Rios tells this tale, some 200 pages of it, to F. Bruce Lamb, some 60 or more years after the fact. Given how age dims memory, given how retellings bring the collapse of several incidents into just one to illustrate a key point, given how minor adjustments often occur in oral recounts to emphasize this or that detail, or even to get this or that reaction, the nature of the DETAIL of the account just left me very uncomfortable.

Again, I was convinced that the major lines of the story and general picture of life in the village was probably quite accurate. I just remain extremely suspicious of the meticulous narrative detail given the form of recording Lamb used, as though it is a conversation recorded verbatim a day or two after the events. What even enhanced this feeling for me was that in a couple of places Lamb tells us that here, in this paragraph, he is extrapolating some, and not giving a direct report, which suggests that Lamb believes the rest is a nearly verbatim account as given by Rios.

Just to take one example: Rios recounts that a training game for village boys, soon to become responsible for the defense of the village, was to shoot blunted arrows at one another and learning to catch the (nearly spent) arrows out of the air. Okay, I could accept this; I could picture them achieving this fascinating feat at distance from each other, the arrows beginning to lose some of their speed in transit and that the quick eyes and hands of these people whose sense are so trained that they could rely on them in so many ways.

And, as the story continues, I could even imagine this game getting a bit out of hand when some of the traditional drinking parties are going on, and full-grown men play this game with real arrows and ending up with quite a few cuts and wounds.

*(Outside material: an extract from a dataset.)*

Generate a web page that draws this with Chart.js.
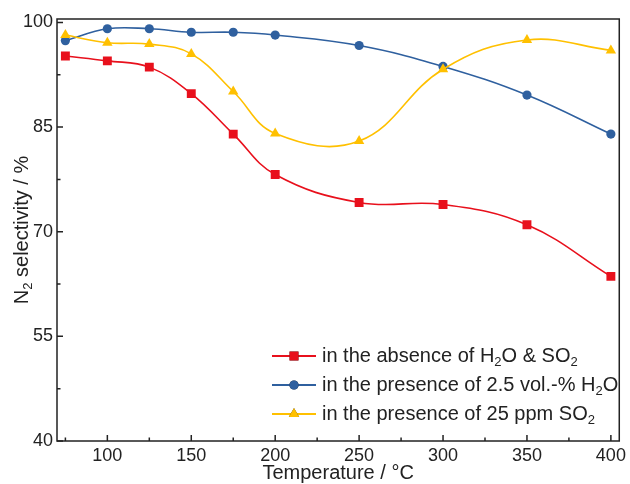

But it goes too far for me into the land of Robin Hood, when we then hear of the village marksmen, “a great distances” shooting arrows into a target them routinely splitting these arrows down the middle.

That’s just a typical account that went too far for my sense of credulity. It doesn’t do much harm to a sense of village life that I can accept, but it begins to put a greater burden for me as reader to use more discretion as to what I accept and what I don’t.

In sum Rios lived with natives for 7 years, from his 14th to his 21st years. Finally, when the old chief has died, and Rios has shown the villagers how to cut rubber and to have traded that rubber for them to obtain guns, which the village wanted for greater protection, and when the village finally decides to become offensive in the use of the guns – Rios sees the handwriting on the wall, and he cuts out to return home.

Despite my quibbles with the form and some of the details of the writing, this is a great read, and I think I learned a lot deal about the likely form of life within the Peruvian jungles in the early part of the 20th century.

Perhaps what I like best about the book is the trip (real or imaginary or in-between, no matter) into a very different world view. I loved to see the logic of a world view develop and unfold, see how their creation and origin myths impact life in the village day by day; to see the logic of everyday life, flowing from these larger considerations, and yet have those key ur-myths be so very different from our own, and yet fairly logically accounting for the world in which they lived.

That was magnificently well done, and I relished living in that world for a while, yet delighted I was only having to live it in imagination and logic and not in the real flesh and blood world of everydayness. I would probably have either been a great burden for the village to take care of or would have died inside a month.